A new thread, feed for 2023, the Digest pulls together tracks, videos and snippets of new music plus significant archival material and anniversary celebrating albums or artists -sometimes the odd obituary to those we lost on the way. From now on in the Digest will also be home to the regular Social Playlist. This is our imaginary radio show; an eclectic playlist of anniversary celebrating albums, a smattering of recent(ish) tunes and the music I’ve loved or owned from across the decades.

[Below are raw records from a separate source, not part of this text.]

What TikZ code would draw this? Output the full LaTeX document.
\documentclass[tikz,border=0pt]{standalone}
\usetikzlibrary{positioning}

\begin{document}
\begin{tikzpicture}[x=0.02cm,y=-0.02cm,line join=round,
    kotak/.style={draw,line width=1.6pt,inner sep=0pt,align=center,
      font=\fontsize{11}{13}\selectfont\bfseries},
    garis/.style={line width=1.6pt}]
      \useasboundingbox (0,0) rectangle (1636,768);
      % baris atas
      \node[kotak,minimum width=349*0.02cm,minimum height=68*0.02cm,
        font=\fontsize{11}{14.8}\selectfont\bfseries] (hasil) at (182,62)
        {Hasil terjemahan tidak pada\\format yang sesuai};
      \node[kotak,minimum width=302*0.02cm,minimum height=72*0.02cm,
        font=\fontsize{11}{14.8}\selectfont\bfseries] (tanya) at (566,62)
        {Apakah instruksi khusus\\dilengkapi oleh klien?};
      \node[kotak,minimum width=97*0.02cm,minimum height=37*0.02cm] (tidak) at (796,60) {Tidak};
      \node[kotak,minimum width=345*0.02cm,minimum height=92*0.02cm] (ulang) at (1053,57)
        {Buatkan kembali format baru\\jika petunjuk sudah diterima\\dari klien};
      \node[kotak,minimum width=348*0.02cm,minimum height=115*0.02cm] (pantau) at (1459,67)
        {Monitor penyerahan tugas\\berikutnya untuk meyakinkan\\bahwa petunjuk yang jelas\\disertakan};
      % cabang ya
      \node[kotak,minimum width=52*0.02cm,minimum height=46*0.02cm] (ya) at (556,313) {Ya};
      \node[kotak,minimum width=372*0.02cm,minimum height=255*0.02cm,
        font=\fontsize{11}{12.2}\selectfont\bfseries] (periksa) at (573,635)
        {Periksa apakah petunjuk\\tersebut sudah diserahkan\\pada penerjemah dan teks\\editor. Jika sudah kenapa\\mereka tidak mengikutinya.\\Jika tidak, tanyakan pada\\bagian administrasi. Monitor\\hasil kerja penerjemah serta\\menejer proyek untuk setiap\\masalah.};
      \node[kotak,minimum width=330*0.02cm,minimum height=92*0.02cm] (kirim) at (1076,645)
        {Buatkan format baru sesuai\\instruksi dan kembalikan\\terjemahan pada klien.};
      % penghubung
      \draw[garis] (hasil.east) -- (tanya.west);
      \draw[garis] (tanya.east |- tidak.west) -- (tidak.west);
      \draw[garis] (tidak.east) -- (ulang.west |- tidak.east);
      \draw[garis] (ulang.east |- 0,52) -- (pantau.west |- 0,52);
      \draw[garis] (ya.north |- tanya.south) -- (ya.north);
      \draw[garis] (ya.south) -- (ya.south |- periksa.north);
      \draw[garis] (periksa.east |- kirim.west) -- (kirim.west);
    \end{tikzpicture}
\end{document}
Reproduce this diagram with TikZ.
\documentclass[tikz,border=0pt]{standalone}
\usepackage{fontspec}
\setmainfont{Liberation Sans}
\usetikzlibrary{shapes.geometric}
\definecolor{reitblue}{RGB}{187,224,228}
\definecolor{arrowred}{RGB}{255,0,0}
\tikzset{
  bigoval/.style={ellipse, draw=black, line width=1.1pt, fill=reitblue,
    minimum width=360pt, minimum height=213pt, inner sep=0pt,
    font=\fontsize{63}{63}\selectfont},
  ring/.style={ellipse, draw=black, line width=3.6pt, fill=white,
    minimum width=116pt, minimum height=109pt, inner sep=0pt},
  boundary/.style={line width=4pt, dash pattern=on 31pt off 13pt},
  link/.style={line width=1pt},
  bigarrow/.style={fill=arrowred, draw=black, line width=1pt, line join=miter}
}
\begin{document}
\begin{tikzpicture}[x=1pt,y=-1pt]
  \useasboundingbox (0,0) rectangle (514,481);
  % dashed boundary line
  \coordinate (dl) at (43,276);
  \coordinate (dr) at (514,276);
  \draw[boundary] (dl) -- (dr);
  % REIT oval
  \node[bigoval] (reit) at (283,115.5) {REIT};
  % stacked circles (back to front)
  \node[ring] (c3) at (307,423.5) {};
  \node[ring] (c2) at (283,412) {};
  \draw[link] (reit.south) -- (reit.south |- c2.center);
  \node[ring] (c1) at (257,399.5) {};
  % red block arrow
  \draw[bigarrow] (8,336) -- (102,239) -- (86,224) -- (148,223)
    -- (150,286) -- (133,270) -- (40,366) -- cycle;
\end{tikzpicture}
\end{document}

The August edition includes anniversary celebrating spots for both the Rolling Stones 1973 classic Goat’s Head Soup and Faust’s IV albums. There’s also volume 79 of the Social Playlist, with smatterings of class cuts from the late Jane Birkin (this month’s cover start) and Sinéad O’Connor, more anniversary albums and a mix of newish and older choice tunes from every genre possible and corner of the globe.
The Social Playlist #79

Anniversary Albums And Deaths Marked Alongside An Eclectic Mix Of Cross-Generational Music, Newish Tunes And A Few Surprises
Repeating myself, but if this is your first time here, first of all, welcome, and secondly here’s the lowdown on what the Social is:
Just give me two hours of your precious time to expose you to some of the most magical, incredible, eclectic, and freakish music that’s somehow been missed, or not even picked up on the radar. For the Social is my uninterrupted radio show flow of carefully curated music; marking anniversary albums and, sadly, deaths, but also sharing my own favourite discoveries over the decades and a number of new(ish) tracks missed or left out of the blog’s Monthly playlists.

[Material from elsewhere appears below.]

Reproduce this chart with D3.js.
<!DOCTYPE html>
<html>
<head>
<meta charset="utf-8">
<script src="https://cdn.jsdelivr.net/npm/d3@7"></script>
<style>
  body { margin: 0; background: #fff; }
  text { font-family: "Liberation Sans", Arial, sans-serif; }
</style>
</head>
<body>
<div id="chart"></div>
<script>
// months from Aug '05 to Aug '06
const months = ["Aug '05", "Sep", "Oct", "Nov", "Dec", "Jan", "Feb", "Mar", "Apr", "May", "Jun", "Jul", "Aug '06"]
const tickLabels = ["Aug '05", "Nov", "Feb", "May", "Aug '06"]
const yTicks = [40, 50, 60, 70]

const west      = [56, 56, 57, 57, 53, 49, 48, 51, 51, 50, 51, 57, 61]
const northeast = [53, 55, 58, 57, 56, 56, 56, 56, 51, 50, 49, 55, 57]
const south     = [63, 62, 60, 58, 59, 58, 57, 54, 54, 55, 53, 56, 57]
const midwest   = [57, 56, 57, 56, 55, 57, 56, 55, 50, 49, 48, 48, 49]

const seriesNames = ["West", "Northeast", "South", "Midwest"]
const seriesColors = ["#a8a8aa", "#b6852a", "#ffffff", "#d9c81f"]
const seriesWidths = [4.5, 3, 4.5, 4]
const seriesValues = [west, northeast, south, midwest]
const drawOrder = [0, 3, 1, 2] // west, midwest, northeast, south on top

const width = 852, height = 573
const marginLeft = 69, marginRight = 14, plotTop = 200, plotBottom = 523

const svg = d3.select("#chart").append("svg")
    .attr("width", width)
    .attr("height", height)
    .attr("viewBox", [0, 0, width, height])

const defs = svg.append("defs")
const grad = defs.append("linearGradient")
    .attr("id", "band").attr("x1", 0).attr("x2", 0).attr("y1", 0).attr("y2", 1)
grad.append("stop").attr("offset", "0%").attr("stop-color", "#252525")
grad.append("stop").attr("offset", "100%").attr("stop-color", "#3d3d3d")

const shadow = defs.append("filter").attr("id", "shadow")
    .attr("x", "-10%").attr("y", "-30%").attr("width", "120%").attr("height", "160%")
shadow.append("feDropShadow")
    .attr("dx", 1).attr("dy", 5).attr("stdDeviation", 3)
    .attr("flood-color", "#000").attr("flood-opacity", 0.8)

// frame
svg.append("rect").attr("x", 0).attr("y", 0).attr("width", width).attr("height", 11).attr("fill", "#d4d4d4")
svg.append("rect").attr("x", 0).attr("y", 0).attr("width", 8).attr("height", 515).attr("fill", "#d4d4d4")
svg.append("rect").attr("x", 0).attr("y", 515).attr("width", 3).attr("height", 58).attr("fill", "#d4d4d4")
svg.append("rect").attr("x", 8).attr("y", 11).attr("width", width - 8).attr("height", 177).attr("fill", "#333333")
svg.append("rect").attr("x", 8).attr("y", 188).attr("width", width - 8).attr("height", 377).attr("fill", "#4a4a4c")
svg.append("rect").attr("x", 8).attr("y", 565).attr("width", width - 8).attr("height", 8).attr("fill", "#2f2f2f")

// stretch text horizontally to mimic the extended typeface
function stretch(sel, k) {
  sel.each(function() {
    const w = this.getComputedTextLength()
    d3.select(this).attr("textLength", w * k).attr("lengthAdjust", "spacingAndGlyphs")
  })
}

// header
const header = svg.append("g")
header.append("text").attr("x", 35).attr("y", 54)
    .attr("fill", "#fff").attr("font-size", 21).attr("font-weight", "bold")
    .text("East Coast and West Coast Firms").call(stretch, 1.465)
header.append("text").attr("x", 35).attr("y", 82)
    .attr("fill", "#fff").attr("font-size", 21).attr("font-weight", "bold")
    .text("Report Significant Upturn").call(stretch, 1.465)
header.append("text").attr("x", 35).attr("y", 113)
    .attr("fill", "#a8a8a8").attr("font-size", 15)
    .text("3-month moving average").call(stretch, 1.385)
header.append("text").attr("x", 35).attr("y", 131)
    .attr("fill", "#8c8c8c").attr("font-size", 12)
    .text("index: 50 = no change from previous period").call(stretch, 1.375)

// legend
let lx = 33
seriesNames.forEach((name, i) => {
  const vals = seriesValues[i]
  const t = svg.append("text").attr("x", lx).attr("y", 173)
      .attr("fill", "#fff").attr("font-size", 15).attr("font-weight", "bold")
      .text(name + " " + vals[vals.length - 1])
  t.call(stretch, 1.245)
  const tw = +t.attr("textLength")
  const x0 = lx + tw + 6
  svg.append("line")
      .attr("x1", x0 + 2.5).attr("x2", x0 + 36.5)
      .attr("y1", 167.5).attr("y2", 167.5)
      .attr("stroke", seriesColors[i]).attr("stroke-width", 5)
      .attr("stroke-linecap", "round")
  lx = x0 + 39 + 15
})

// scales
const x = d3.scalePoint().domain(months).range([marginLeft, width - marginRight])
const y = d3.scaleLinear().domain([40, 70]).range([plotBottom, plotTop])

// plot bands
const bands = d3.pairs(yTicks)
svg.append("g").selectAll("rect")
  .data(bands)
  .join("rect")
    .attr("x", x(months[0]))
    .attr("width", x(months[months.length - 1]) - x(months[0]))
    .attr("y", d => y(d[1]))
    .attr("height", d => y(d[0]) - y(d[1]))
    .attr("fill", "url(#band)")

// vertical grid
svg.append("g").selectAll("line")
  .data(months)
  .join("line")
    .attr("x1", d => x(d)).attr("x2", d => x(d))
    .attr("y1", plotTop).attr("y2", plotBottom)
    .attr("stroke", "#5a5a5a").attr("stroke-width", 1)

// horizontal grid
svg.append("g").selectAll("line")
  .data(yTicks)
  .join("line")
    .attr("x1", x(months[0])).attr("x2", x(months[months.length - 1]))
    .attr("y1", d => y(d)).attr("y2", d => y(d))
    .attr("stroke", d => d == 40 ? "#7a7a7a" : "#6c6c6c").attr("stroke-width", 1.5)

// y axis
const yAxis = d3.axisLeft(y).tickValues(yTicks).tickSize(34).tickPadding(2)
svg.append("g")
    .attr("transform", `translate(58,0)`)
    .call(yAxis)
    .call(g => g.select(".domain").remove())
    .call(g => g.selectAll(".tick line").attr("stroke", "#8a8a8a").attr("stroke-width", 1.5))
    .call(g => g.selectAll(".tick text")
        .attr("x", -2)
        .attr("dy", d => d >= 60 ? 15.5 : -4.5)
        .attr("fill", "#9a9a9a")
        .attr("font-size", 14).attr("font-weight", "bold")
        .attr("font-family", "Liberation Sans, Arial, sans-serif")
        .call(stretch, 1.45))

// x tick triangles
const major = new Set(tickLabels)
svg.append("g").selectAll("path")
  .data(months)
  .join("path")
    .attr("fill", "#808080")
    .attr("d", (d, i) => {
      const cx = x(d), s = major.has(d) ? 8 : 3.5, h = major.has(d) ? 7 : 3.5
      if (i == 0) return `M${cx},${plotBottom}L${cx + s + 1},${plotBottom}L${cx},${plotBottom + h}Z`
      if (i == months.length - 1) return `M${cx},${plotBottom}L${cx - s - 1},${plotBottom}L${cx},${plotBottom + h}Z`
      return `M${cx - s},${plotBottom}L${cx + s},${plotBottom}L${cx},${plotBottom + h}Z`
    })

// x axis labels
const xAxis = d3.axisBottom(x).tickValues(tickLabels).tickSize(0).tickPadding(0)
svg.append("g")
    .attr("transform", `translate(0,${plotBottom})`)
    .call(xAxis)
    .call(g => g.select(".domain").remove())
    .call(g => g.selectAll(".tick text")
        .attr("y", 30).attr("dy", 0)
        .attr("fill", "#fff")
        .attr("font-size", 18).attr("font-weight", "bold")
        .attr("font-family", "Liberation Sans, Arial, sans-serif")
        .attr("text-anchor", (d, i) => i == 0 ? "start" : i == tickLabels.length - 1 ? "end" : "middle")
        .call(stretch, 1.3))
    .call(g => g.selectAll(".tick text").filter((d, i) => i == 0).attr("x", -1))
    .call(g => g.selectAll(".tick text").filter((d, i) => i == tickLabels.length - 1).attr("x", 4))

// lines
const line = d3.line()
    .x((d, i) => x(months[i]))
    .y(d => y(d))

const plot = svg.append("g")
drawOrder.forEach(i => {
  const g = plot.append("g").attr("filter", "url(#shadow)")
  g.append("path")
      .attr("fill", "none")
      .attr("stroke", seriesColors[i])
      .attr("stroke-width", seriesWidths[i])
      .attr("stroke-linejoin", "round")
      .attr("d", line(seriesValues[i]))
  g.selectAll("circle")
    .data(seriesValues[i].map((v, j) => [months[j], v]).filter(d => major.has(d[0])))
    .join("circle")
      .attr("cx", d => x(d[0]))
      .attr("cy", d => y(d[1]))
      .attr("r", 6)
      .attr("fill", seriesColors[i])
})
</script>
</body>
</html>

We start of course with the twin tragedies of loss, and the passing of two of the most enigmatic, idiosyncratic and individual artists, Sinéad O’Connor and Jane Birkin. The former, never lost for words and causes, could channel Yeats whilst haranguing the Pope; pontificate on the Irish famine and sing ethereal tenderness like no one else. Sinéad didn’t always get it right (and has said some right old rubbish in her time), but whatever ire was raised her cause and protestations, actions had an impact; her music incredibly moving and evocative. So astonishing a talent, she managed to rile Prince to a state of jealous incandescent (and allegedly) and physical rage after the Irish singer-songwriter covered and pretty much owned the Purple One’s ‘Nothing Compares 2 U’. I never understood her conversion to Islam – what with all its own problematic ideals, scriptures and general feelings towards women – but that was Sinéad, always plowing her own pathway in the world, carrying a lifetime of travails and baggage, pain and anger. The latter of the two, Jane Birkin, was something else entirely. Pretty much destined it seemed and more comfortable with the culture and lifestyle of her adopted France, the coquettish muse enraptured the country’s supreme talent, Serge Gainsbourg – and John Barry before that – , and pretty much became a French deity. A polymath of a sort, from film to of course performing both with Serge and a solo career, she was a fashion icon to generations but above all, eccentrically unique: a true individual in every sense of the word. Both artists leave a great legacy of material behind, of which I’ve merely chosen a smattering of personal favourites.
Anniversary wise, and featured below in more detail, there’s tracks from The Rolling Stones Goats Head Soup and Faust IV. Alongside Stevie Wonder‘s glorious Innervisons, they all celebrate the big 5-0 this year. Alongside them are 40th anniversary nods to Cabaret Voltaire‘s The Crackdown and The Chameleons View From A Hill, plus a 30th acknowledgment to Amorphous Androgynous‘ Tales Of Ephidrina.
Newish tunes this month in the Khalab, Saigon Blue Rain, Laura Agnusdei and Zeus B. Held sit alongside older eclectic tracks from The Nuns, Family Band, Motion Man, Erica Pomerance, Fapardokly, Trends Of Culture, Kuumbia-Toudie Heath, A.B. Crentsil, Bonnie Koloc, Felius Andromeda and more…
ARCHIVE/ANNIVERSARY
Goats Head Soup: recipe for distraction

Taken out of storage, from my original potted history of The Rolling Stones series, another chance to read my concise summary of Goats Head Soup, which is of course 50 years old this year.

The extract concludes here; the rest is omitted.